_GOAL OF THE EXERCISE_. Everything from the line with "Emit a Python" down to the line with "12, 6, 6, 12, 16, 10, 5, 3, 2, 1]" below must be printed exactly, those two lines included. Exclude pictures.

_THE RECORDS_.
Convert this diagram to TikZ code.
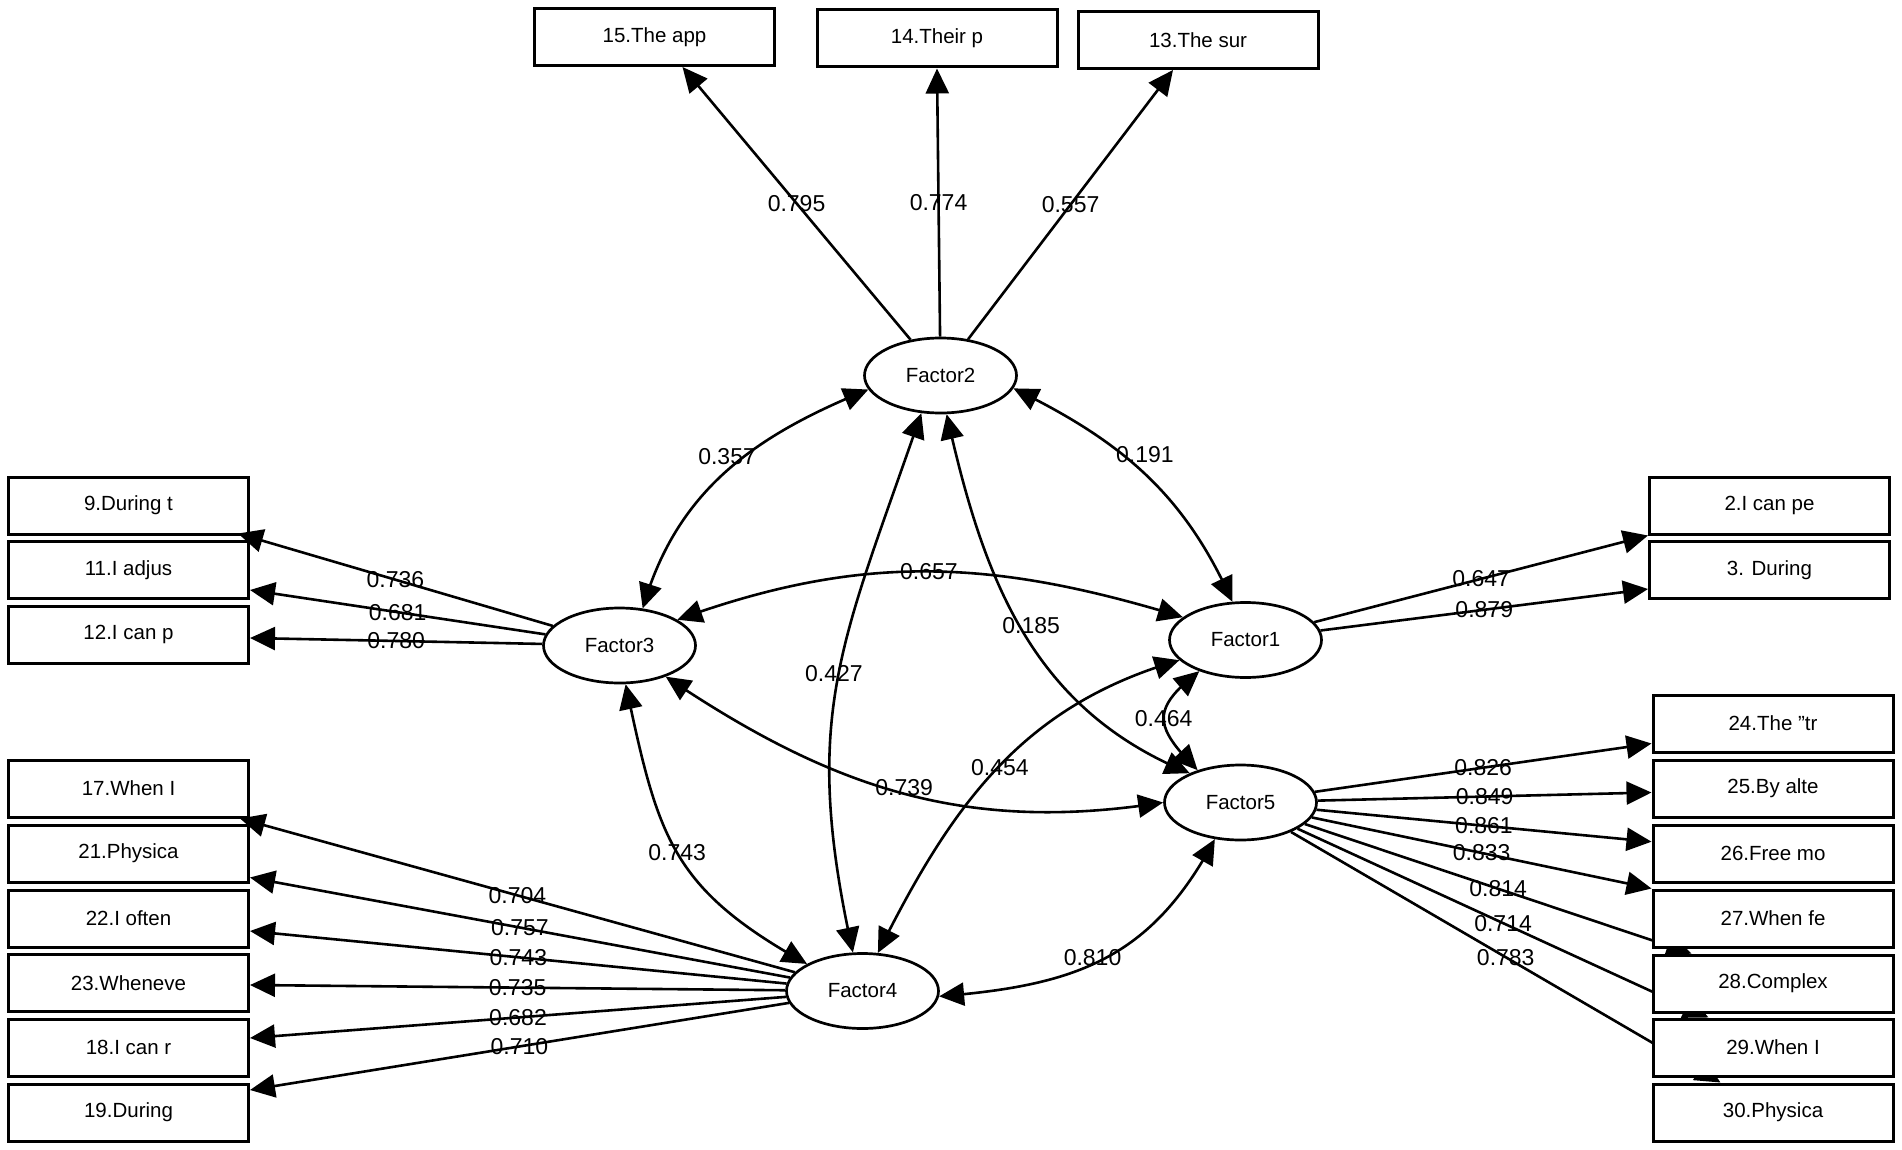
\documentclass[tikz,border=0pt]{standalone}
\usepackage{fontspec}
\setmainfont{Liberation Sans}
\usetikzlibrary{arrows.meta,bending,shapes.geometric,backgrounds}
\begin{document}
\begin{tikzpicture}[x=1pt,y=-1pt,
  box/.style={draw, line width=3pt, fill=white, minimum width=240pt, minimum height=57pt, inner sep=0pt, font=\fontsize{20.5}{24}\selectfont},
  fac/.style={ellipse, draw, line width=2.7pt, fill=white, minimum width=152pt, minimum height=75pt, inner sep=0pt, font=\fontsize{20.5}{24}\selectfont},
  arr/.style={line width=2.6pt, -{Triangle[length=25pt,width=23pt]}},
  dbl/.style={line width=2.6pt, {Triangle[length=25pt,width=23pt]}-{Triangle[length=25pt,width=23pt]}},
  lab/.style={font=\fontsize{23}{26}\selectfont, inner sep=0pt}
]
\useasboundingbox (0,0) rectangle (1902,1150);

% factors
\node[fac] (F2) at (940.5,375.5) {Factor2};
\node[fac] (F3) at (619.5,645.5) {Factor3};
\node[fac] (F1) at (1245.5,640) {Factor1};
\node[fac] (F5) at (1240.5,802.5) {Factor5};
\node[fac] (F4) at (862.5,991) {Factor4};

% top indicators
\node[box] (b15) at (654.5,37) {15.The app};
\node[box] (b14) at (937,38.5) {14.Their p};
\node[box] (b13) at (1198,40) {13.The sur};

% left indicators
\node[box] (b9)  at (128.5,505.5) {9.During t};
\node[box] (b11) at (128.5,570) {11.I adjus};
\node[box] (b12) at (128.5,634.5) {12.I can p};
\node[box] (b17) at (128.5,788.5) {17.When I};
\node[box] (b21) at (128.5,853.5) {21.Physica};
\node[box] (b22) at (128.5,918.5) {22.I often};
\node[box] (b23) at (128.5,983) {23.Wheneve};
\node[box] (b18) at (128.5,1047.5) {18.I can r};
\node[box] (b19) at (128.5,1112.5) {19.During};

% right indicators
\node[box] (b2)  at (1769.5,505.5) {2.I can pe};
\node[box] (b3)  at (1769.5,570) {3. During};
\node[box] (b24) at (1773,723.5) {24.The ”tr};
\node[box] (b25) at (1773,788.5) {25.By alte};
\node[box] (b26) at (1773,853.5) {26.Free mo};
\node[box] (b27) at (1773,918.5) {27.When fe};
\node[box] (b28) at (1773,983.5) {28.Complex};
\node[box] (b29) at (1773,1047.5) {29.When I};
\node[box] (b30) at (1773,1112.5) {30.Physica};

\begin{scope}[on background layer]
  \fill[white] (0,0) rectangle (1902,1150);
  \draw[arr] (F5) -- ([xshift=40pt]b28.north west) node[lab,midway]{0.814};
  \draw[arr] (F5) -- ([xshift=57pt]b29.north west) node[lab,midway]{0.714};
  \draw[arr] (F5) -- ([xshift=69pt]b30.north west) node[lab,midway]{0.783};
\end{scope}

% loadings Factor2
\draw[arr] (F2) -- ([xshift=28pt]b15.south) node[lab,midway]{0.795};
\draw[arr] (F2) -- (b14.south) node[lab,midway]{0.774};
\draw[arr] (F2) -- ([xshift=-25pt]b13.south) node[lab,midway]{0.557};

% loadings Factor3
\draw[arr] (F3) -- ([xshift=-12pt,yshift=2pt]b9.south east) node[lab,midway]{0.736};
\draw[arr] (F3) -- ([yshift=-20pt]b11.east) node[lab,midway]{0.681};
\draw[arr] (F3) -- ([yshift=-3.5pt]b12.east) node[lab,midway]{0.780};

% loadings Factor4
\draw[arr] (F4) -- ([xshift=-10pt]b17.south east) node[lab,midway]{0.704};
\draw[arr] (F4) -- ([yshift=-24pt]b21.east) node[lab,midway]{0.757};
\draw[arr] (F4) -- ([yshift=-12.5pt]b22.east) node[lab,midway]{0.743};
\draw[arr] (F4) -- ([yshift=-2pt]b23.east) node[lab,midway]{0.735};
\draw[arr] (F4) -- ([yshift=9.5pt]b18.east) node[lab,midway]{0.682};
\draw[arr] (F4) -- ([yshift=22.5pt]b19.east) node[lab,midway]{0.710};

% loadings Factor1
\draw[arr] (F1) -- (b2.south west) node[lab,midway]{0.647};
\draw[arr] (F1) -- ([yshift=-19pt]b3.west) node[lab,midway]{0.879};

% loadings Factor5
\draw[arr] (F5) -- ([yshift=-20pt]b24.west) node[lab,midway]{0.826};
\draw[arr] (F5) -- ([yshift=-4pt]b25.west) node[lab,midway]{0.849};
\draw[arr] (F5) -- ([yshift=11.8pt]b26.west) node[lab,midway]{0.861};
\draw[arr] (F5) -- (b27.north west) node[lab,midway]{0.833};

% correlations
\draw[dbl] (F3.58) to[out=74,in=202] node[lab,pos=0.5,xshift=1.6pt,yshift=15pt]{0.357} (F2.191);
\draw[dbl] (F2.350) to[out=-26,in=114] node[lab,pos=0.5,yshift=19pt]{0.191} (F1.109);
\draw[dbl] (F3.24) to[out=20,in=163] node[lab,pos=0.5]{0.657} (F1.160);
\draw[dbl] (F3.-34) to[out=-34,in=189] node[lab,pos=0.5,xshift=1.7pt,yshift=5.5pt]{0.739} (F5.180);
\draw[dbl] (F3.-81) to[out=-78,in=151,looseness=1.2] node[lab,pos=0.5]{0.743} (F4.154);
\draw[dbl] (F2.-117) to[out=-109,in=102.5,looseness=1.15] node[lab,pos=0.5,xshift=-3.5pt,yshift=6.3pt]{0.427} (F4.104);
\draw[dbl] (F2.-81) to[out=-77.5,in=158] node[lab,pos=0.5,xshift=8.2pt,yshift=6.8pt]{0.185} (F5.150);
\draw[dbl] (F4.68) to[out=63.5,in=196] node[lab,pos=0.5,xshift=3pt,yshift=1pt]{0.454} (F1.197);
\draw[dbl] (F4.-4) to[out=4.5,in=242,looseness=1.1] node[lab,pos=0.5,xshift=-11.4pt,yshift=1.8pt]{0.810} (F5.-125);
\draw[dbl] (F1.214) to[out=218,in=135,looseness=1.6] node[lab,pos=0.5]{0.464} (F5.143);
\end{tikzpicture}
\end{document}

...

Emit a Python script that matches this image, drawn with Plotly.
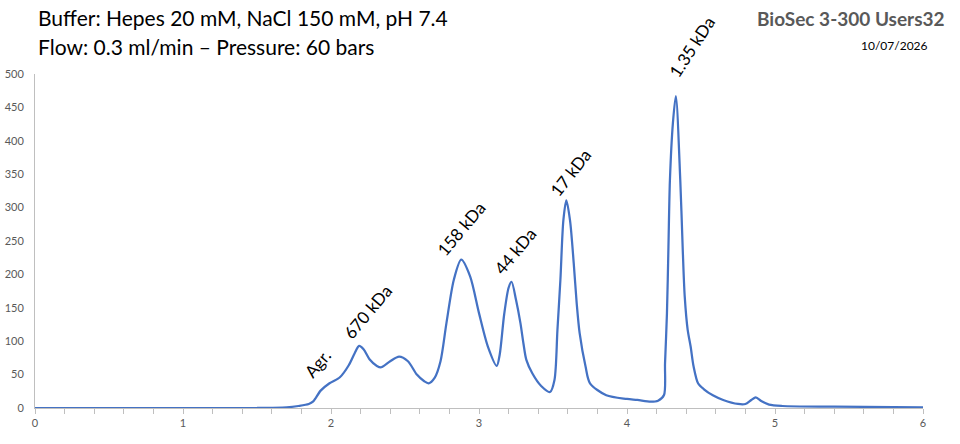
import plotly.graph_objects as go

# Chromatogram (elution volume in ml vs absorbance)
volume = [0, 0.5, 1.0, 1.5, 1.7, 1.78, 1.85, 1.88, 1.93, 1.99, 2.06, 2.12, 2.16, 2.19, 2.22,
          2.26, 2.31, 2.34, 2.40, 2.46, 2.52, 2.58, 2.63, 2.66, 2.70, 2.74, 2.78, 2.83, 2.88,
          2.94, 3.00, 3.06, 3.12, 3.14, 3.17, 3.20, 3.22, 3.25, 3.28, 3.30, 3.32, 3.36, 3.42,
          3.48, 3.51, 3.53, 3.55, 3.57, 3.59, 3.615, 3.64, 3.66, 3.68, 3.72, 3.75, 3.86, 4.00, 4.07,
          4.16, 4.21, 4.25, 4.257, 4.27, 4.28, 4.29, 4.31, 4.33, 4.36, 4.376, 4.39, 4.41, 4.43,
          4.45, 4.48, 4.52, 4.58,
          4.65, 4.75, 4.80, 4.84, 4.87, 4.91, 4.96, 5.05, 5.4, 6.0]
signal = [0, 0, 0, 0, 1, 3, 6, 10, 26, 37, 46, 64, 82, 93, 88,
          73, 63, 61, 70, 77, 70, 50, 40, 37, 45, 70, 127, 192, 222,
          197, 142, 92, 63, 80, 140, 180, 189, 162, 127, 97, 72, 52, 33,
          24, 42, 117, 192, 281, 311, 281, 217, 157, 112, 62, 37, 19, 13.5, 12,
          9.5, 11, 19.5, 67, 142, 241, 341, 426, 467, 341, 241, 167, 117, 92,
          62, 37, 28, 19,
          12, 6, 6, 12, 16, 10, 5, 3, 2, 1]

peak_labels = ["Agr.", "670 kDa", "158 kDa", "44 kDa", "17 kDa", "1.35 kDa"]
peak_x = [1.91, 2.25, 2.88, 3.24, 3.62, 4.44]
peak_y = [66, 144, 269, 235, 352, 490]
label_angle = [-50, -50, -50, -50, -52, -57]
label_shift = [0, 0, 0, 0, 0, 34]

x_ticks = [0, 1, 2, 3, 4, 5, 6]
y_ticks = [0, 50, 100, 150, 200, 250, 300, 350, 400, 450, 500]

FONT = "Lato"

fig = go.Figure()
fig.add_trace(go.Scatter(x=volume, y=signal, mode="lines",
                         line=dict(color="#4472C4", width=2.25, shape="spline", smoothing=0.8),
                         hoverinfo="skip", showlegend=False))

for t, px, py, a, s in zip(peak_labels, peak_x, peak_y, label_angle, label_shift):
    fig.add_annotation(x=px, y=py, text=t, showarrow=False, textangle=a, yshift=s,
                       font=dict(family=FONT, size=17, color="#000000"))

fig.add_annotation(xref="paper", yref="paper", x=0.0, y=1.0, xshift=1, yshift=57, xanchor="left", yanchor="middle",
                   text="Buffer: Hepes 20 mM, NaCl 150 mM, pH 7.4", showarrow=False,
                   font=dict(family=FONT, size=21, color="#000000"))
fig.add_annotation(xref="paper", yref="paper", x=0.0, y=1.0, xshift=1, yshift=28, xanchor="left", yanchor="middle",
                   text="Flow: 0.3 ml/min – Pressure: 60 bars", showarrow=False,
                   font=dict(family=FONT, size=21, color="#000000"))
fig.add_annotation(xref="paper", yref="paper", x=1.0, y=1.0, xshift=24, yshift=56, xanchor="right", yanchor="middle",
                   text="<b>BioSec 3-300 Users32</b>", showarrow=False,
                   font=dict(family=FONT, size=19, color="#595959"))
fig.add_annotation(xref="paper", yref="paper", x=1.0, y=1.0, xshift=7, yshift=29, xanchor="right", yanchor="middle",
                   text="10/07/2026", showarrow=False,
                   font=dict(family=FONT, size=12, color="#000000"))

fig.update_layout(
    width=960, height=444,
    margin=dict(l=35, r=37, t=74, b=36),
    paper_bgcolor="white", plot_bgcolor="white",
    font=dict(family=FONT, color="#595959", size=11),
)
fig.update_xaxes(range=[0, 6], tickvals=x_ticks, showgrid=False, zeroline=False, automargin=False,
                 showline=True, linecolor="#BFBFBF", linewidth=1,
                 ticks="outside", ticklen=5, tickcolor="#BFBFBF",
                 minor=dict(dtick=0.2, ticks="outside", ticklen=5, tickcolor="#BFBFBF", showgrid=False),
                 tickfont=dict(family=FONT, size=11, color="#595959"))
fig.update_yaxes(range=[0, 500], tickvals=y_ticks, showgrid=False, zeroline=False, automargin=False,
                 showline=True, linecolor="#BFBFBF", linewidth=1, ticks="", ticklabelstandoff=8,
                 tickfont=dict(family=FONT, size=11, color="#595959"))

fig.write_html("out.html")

_PROBLEM SOLUTION_.
Emit a Python script that matches this image, drawn with Plotly.
import plotly.graph_objects as go

# Chromatogram (elution volume in ml vs absorbance)
volume = [0, 0.5, 1.0, 1.5, 1.7, 1.78, 1.85, 1.88, 1.93, 1.99, 2.06, 2.12, 2.16, 2.19, 2.22,
          2.26, 2.31, 2.34, 2.40, 2.46, 2.52, 2.58, 2.63, 2.66, 2.70, 2.74, 2.78, 2.83, 2.88,
          2.94, 3.00, 3.06, 3.12, 3.14, 3.17, 3.20, 3.22, 3.25, 3.28, 3.30, 3.32, 3.36, 3.42,
          3.48, 3.51, 3.53, 3.55, 3.57, 3.59, 3.615, 3.64, 3.66, 3.68, 3.72, 3.75, 3.86, 4.00, 4.07,
          4.16, 4.21, 4.25, 4.257, 4.27, 4.28, 4.29, 4.31, 4.33, 4.36, 4.376, 4.39, 4.41, 4.43,
          4.45, 4.48, 4.52, 4.58,
          4.65, 4.75, 4.80, 4.84, 4.87, 4.91, 4.96, 5.05, 5.4, 6.0]
signal = [0, 0, 0, 0, 1, 3, 6, 10, 26, 37, 46, 64, 82, 93, 88,
          73, 63, 61, 70, 77, 70, 50, 40, 37, 45, 70, 127, 192, 222,
          197, 142, 92, 63, 80, 140, 180, 189, 162, 127, 97, 72, 52, 33,
          24, 42, 117, 192, 281, 311, 281, 217, 157, 112, 62, 37, 19, 13.5, 12,
          9.5, 11, 19.5, 67, 142, 241, 341, 426, 467, 341, 241, 167, 117, 92,
          62, 37, 28, 19,
          12, 6, 6, 12, 16, 10, 5, 3, 2, 1]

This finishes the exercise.